Faillite récente de TP Ferro (exploitant de l’axe Perpignan-Figueres), doutes quant à la rentabilité de la ligne et la faisabilité du montage financier, concurrences agressives et naissantes des sites de covoiturage, des cars Macron et des lignes aériennes low-cost, rapport à charge de la Cour des Comptes, tarification incompréhensible et inflationniste de la SNCF qui provoque un certain désamour du TGV, projets au moins aussi intéressants – numérique, formation, aides aux entreprises… – qui seront sacrifiés sur l’autel de la LGV : les réactions des candidats aux élections régionales du 6 et 13 décembre, dans la grande région Languedoc-Roussillon/Midi-Pyrénées, sont mitigées. Côté pro-GPSO, Carole Delga (PS) applaudit mollement, jugeant que cette infrastructure « contribuera à placer la grande région au coeur des axes de transport majeurs du sud de l’Europe. »

Pour Philippe Saurel (DVG), maire de Montpellier, « relier Toulouse à Bordeaux, c’est bien, mais on ne donne pas corps à la nouvelle région en modernisant les lignes reliant Toulouse à Montpellier et en mettant à une distance raisonnable les deux métropoles de la région. » Dominique Reynié (LR), « se méfie des effets d’annonce, à quelques semaines d’un scrutin important.

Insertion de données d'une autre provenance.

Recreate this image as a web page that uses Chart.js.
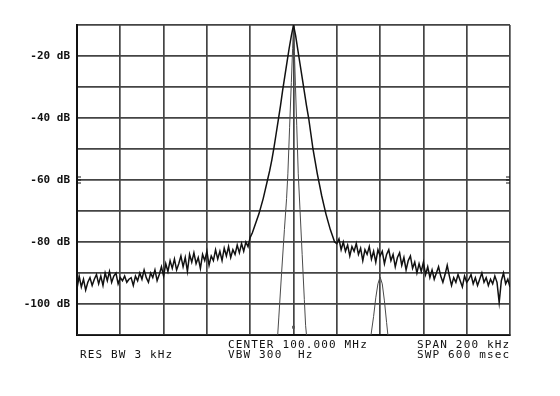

Le gouvernement doit préciser à partir de quels financements cet investissement sera réalisé, et au détriment de quels autres projets. » D’autre part, qu’on ne s’y trompe pas : cette extension du réseau TGV n’est pas une bonne nouvelle pour la SNCF, souligne mon collègue Lionel Steinmann dans Les Echos de ce jour : « Les lignes les plus rentables ont déjà été construites, et celles à venir dégradent la rentabilité de l’activité. »

Plus radical, Gérard Onesta (EELV). « On n’a pas le premier kopeck pour ce projet. Le gouvernement et des élus locaux sont dans le fétiche du quart d’heure gagné. Toulouse et Montpellier sont des métropoles à part entières. On ne doit pas les vivre comme des terminus de RER parisien. » Sans parler de créer une ligne nouvelle entre Toulouse et Montpellier – restons sérieux -, mettre de la wi-fi dans les intercités et accroître les liaisons directes entre les deux pôles-clé de la future grande région, sans arrêts forcés à Coursan, Escalquens ou Baziège, serait déjà une belle avancée. Et ça ne coûterait pas 8 milliards d’euros.